Wednesday, March 2, 2016

E. Mammals

This is Hoch's selection from Gardiner's list of Egyptian hieroglyphic signs. From an artist's point of view this is one of the more interesting groups. Whenever in doubt for drawing an animal an hieroglyph sign can do. At least for starters. Birds are another great group for that reason. Hoch uses thirty-five of these signs to teach his class and that covers the entire range. The italic letters with marks around them are transliteration symbols that suggest sounds. It's phonic and so oblivious to homonyms. When used to communicate via computer the little marks are forfeited so they're even worse as descriptors. 




JSesh has many more signs than Gardiner collected. Most of the time their values are not listed and that makes us suppose they have the same value the basic sign has. These are all elaborations on the regular sign and you see the groups repeated. 

































5 comments:

deborah said...

Your cat drawing has the letters miw :)

MamaM said...

I'm missing a clue, not understanding why E20 Seth is Nothing But Trouble. However, I did my part by sticking around like nit glue to see this one through to the end hoping for another clue.
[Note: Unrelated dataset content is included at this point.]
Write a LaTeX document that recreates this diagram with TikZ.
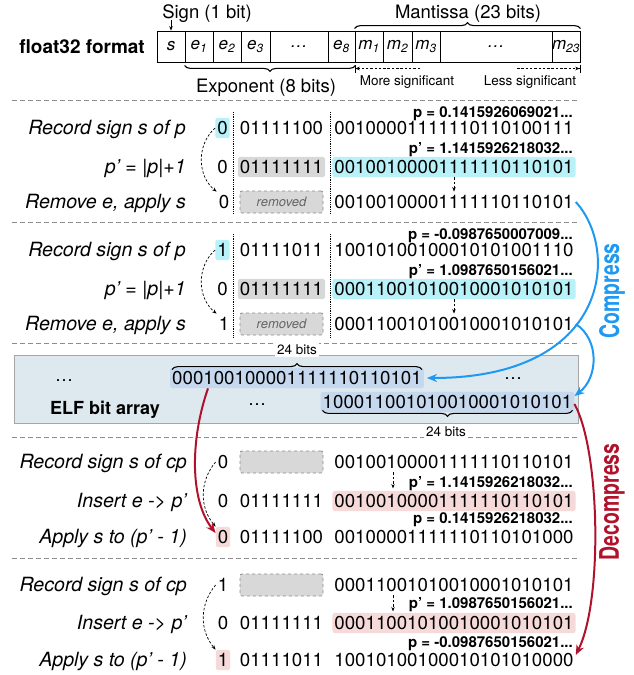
\documentclass[tikz,border=0pt]{standalone}
\usepackage{fontspec}
\setmainfont{TeX Gyre Heros}
\usepackage{tikz}
\usetikzlibrary{arrows.meta, decorations.pathreplacing}
\definecolor{cyanhl}{HTML}{B8F1F8}
\definecolor{grayhl}{HTML}{D8D8D8}
\definecolor{pinkhl}{HTML}{F6DADA}
\definecolor{elfbg}{HTML}{DDE9EF}
\definecolor{elfhl}{HTML}{C5D8EE}
\definecolor{compblue}{HTML}{1E98F0}
\definecolor{decred}{HTML}{B0122B}
\definecolor{sepgray}{HTML}{8C8C8C}
\tikzstyle{bits} = [inner xsep=2pt, inner ysep=3.5pt, text height=13.4pt, text depth=0pt, rounded corners=2.5pt, font=\fontsize{18.7}{20}\selectfont]
\tikzstyle{steplabel} = [anchor=east, inner sep=0pt, text height=13.8pt, text depth=0pt, font=\fontsize{19.6}{21}\selectfont\itshape]
\tikzstyle{value} = [anchor=base east, inner sep=0pt, font=\fontsize{15}{17}\selectfont\bfseries]
\tikzstyle{cell} = [draw=black, line width=0.8pt, minimum height=31pt, inner sep=0pt, font=\fontsize{17}{19}\selectfont\itshape]
\tikzstyle{hidden} = [draw=sepgray, dashed, line width=0.8pt, fill=grayhl, rounded corners=2pt, minimum width=83pt, minimum height=22pt, inner sep=0pt, text=black!60, font=\fontsize{13}{15}\selectfont\itshape]
\tikzstyle{arrow} = [line width=0.7pt, -{Stealth[length=4.5pt,width=3.5pt]}]
\tikzstyle{dasharrow} = [arrow, dash pattern=on 2.5pt off 1.8pt]
\tikzstyle{bigarrow} = [line width=2pt, -{Stealth[length=10pt,width=8pt]}]
\tikzstyle{separator} = [draw=sepgray, line width=0.9pt, dash pattern=on 5pt off 3pt]
\tikzstyle{brace} = [decorate, line width=1.1pt]

\begin{document}
\begin{tikzpicture}[x=1pt, y=-1pt,
cyanbox/.style={fill=cyanhl},
graybox/.style={fill=grayhl},
pinkbox/.style={fill=pinkhl},
elfbits/.style={bits, fill=elfhl},
note/.style={font=\fontsize{13.5}{15}\selectfont},
title/.style={inner sep=1pt, text height=13.2pt, text depth=0pt, font=\fontsize{18.5}{20}\selectfont},
dotline/.style={densely dotted, line width=0.8pt},
flowword/.style={rotate=90, font=\fontsize{27}{30}\selectfont\bfseries}
]
\useasboundingbox (0,0) rectangle (634,675);

\node (fmtlbl) [anchor=east, inner sep=0pt, font=\fontsize{19}{21}\selectfont\bfseries] at (145,46.5) {float32 format};
\node (cs) [cell, minimum width=28pt] at (171,46.5) {s};
\node (ce1) [cell, minimum width=28pt] at (199,46.5) {e\textsubscript{1}};
\node (ce2) [cell, minimum width=28pt] at (227,46.5) {e\textsubscript{2}};
\node (ce3) [cell, minimum width=29pt] at (255.5,46.5) {e\textsubscript{3}};
\node (cedots) [cell, minimum width=58pt] at (299,46.5) {\ldots};
\node (ce8) [cell, minimum width=27pt] at (341.5,46.5) {e\textsubscript{8}};
\node (cm1) [cell, minimum width=28pt] at (369,46.5) {m\textsubscript{1}};
\node (cm2) [cell, minimum width=29pt] at (397.5,46.5) {m\textsubscript{2}};
\node (cm3) [cell, minimum width=28pt] at (426,46.5) {m\textsubscript{3}};
\node (cmdots) [cell, minimum width=112pt] at (496,46.5) {\ldots};
\node (cm23) [cell, minimum width=28pt] at (566,46.5) {m\textsubscript{23}};
\node (signlbl) [title] at (207,12) {Sign (1 bit)};
\node (mantlbl) [title] at (468,11.5) {Mantissa (23 bits)};
\node (explbl) [title] at (266,85.5) {Exponent (8 bits)};
\node (morelbl) [note] at (407,82) {More significant};
\node (lesslbl) [note] at (530,82) {Less significant};
\coordinate (moretail) at (420,68.5);
\coordinate (lesstail) at (517,68.5);

\draw [arrow] (signlbl.south -| cs.north) -- (cs.north);
\draw [brace, decoration={brace, mirror, amplitude=6pt}] ([yshift=-3pt]ce1.south west) -- ([yshift=-3pt]ce8.south east);
\draw [brace, decoration={brace, amplitude=6pt}] ([yshift=2pt]cm1.north west) -- ([yshift=2pt]cm23.north east);
\draw [dasharrow, -{Stealth[length=4.5pt,width=3.5pt]Bar[width=8pt]}] (moretail) -- (moretail -| cm1.west);
\draw [dasharrow, -{Stealth[length=4.5pt,width=3.5pt]Bar[width=8pt]}] (lesstail) -- (lesstail -| cm23.east);

\draw [separator] (12,100) -- (578,100);
\draw [separator] (12,222) -- (578,222);
\draw [separator] (12,343) -- (578,343);
\draw [separator] (12,437) -- (578,437);
\draw [separator] (12,558) -- (578,558);

\node (c1l1) [steplabel] at (186,128) {Record sign s of p};
\node (c1l2) [steplabel] at (186,167) {p’ = |p|+1};
\node (c1l3) [steplabel] at (186,202) {Remove e, apply s};
\node (c1s1) [bits, cyanbox] at (222.5,128) {0};
\node (c1s2) [bits] at (222.5,167) {0};
\node (c1s3) [bits] at (224,202) {0};
\node (c1e1) [bits] at (281.5,128) {01111100};
\node (c1e2) [bits, graybox] at (281.5,167) {01111111};
\node (c1e3) [hidden] at (281.5,202) {removed};
\node (c1m1) [bits] at (454,128) {00100001111110110100111};
\node (c1m2) [bits, cyanbox] at (454,167) {00100100001111110110101};
\node (c1m3) [bits] at (454,202) {00100100001111110110101};
\node (c1v1) [value] at (573,117.5) {p = 0.1415926069021...};
\node (c1v2) [value] at (573,153.5) {p’ = 1.1415926218032...};
\draw [dotline] (233,112) -- (233,214);
\draw [dotline] (330,112) -- (330,214);
\draw [dasharrow] (c1m2) -- (c1m3);
\draw [dasharrow] (c1s1.west) to [bend right=50] (c1s3.north west);

\node (c2l1) [steplabel] at (186,250) {Record sign s of p};
\node (c2l2) [steplabel] at (186,289) {p’ = |p|+1};
\node (c2l3) [steplabel] at (186,324) {Remove e, apply s};
\node (c2s1) [bits, cyanbox] at (222.5,250) {1};
\node (c2s2) [bits] at (222.5,289) {0};
\node (c2s3) [bits] at (224,324) {1};
\node (c2e1) [bits] at (281.5,250) {01111011};
\node (c2e2) [bits, graybox] at (281.5,289) {01111111};
\node (c2e3) [hidden] at (281.5,324) {removed};
\node (c2m1) [bits] at (454,250) {10010100100010101001110};
\node (c2m2) [bits, cyanbox] at (454,289) {00011001010010001010101};
\node (c2m3) [bits] at (454,324) {00011001010010001010101};
\node (c2v1) [value] at (573,239.5) {p = -0.0987650007009...};
\node (c2v2) [value] at (573,275.5) {p’ = 1.0987650156021...};
\draw [dotline] (233,234) -- (233,338);
\draw [dotline] (330,234) -- (330,338);
\draw [dasharrow] (c2m2) -- (c2m3);
\draw [dasharrow] (c2s1.west) to [bend right=50] (c2s3.north west);

\node (elfbox) [draw=black!35, fill=elfbg, line width=0.9pt, minimum width=564pt, minimum height=68pt, inner sep=0pt] at (296,389) {};
\node (elfdots1) [anchor=base, font=\fontsize{18}{20}\selectfont] at (64,381) {\ldots};
\node (elfdots2) [anchor=base, font=\fontsize{18}{20}\selectfont] at (257,405) {\ldots};
\node (elfdots3) [anchor=base, font=\fontsize{18}{20}\selectfont] at (513,379) {\ldots};
\node (elflbl) [inner sep=0pt, text height=13pt, text depth=0pt, font=\fontsize{18}{20}\selectfont\bfseries] at (105,408) {ELF bit array};
\node (elf1) [elfbits] at (297,378) {000100100001111110110101};
\node (elf2) [elfbits] at (447.5,402) {100011001010010001010101};
\draw [brace, decoration={brace, amplitude=6pt}] ([xshift=2pt,yshift=-2pt]elf1.north west) -- ([xshift=-2pt,yshift=-2pt]elf1.north east);
\draw [brace, decoration={brace, mirror, amplitude=6pt}] ([xshift=2pt,yshift=2pt]elf2.south west) -- ([xshift=-2pt,yshift=2pt]elf2.south east);
\node (elfw1) [note, fill=white, inner sep=2pt] at (297,350) {24 bits};
\node (elfw2) [note, fill=white, inner sep=2pt] at (446,432) {24 bits};

\node (d1l1) [steplabel] at (187,462) {Record sign s of cp};
\node (d1l2) [steplabel] at (187,501) {Insert e -> p’};
\node (d1l3) [steplabel] at (187,537) {Apply s to (p’ - 1)};
\node (d1s1) [bits] at (223,462) {0};
\node (d1s2) [bits] at (223,501) {0};
\node (d1s3) [bits, pinkbox] at (223,537) {0};
\node (d1e1) [hidden] at (281.5,462) {};
\node (d1e2) [bits] at (281.5,501) {01111111};
\node (d1e3) [bits] at (281.5,537) {01111100};
\node (d1m1) [bits] at (454,462) {00100100001111110110101};
\node (d1m2) [bits, pinkbox] at (454,501) {00100100001111110110101};
\node (d1m3) [bits] at (454,537) {00100001111110110101000};
\node (d1v2) [value] at (573,487) {p’ = 1.1415926218032...};
\node (d1v3) [value] at (573,523) {p = 0.1415926218032...};
\draw [dasharrow] ([xshift=-61pt]d1m1.south) -- ++(0,16);
\draw [dasharrow] (d1s1.west) to [bend right=40] (d1s3.north west);

\node (d2l1) [steplabel] at (187,585) {Record sign s of cp};
\node (d2l2) [steplabel] at (187,623) {Insert e -> p’};
\node (d2l3) [steplabel] at (187,660) {Apply s to (p’ - 1)};
\node (d2s1) [bits] at (223,585) {1};
\node (d2s2) [bits] at (223,623) {0};
\node (d2s3) [bits, pinkbox] at (223,660) {1};
\node (d2e1) [hidden] at (281.5,585) {};
\node (d2e2) [bits] at (281.5,623) {01111111};
\node (d2e3) [bits] at (281.5,660) {01111011};
\node (d2m1) [bits] at (454,585) {00011001010010001010101};
\node (d2m2) [bits, pinkbox] at (454,623) {00011001010010001010101};
\node (d2m3) [bits] at (454,660) {10010100100010101010000};
\node (d2v2) [value] at (573,608) {p’ = 1.0987650156021...};
\node (d2v3) [value] at (573,647) {p = -0.0987650156021...};
\draw [dasharrow] ([xshift=-61pt]d2m1.south) -- ++(0,16);
\draw [dasharrow] (d2s1.west) to [bend right=40] (d2s3.north west);

\node (comptxt) [flowword, text=compblue] at (612,291) {\scalebox{0.72}[1]{Compress}};
\node (decomptxt) [flowword, text=decred] at (612,502) {\scalebox{0.72}[1]{Decompress}};

\draw [bigarrow, compblue] (c1m3.east) .. controls (620,250) and (610,378) .. ([xshift=3pt]elf1.east);
\draw [bigarrow, compblue] (c2m3.east) .. controls (600,340) and (598,378) .. ([yshift=6pt]elf2.east);
\draw [bigarrow, decred] ([xshift=-89pt]elf1.south) .. controls (190,440) and (190,500) .. ([yshift=4pt]d1s3.west);
\draw [bigarrow, decred] ([yshift=-2pt]elf2.east) .. controls (600,450) and (603,600) .. ([yshift=5pt]d2m3.east);
\end{tikzpicture}
\end{document}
And Miw to you too, deborah!

Chip Ahoy said...

Seth is actually not nothing but trouble. That's wrong.

Some early pharaohs even have "seth" in their name and his little picture is in there, not just the letter.

It's one of those syncretism deals. The story changed over time. Seth is the bad guy who chopped up his brother Osiris and who tried to kill his nephew Horus. It is the most elaborate and finely worked out story of Ancient Egyptian mythology. It took time to get it that highly polished. In the process Seth is nearly purely evil and always spells trouble. He's not even an animal. He's a made up animal. There are other signs that are bad news too. Too much negative power as symbols. They're often marred. They're put there, then marred. On purpose. You might want to disable those things on your coffin.

So now, whenever you see it you can properly freak out automatically.

Dust Bunny Queen said...

Interesting. The Egyptians were more realistic in their stylized pictorals of animals than the were with humans. More lifelike.

Did they not have the ability to portray humans or was there some religious or psychological proscription?

deborah said...

This two-minute vid:

https://aeon.co/videos/how-hearse-rooted-in-an-ancient-word-for-wolf-rolled-into-the-lexicon?utm_source=Aeon+Newsletter&utm_campaign=813126dde6

made me think of Anubis, and I found this:

"Anubis is the Greek name of a god associated with mummification and the afterlife in ancient Egyptian religion, usually depicted as a canine or a man with a canine head. Archeologists identified the sacred animal of Anubis as an Egyptian canid, that at the time was called the golden jackal, but recent genetic testing has caused the Egyptian animals to be reclassified as the African golden wolf."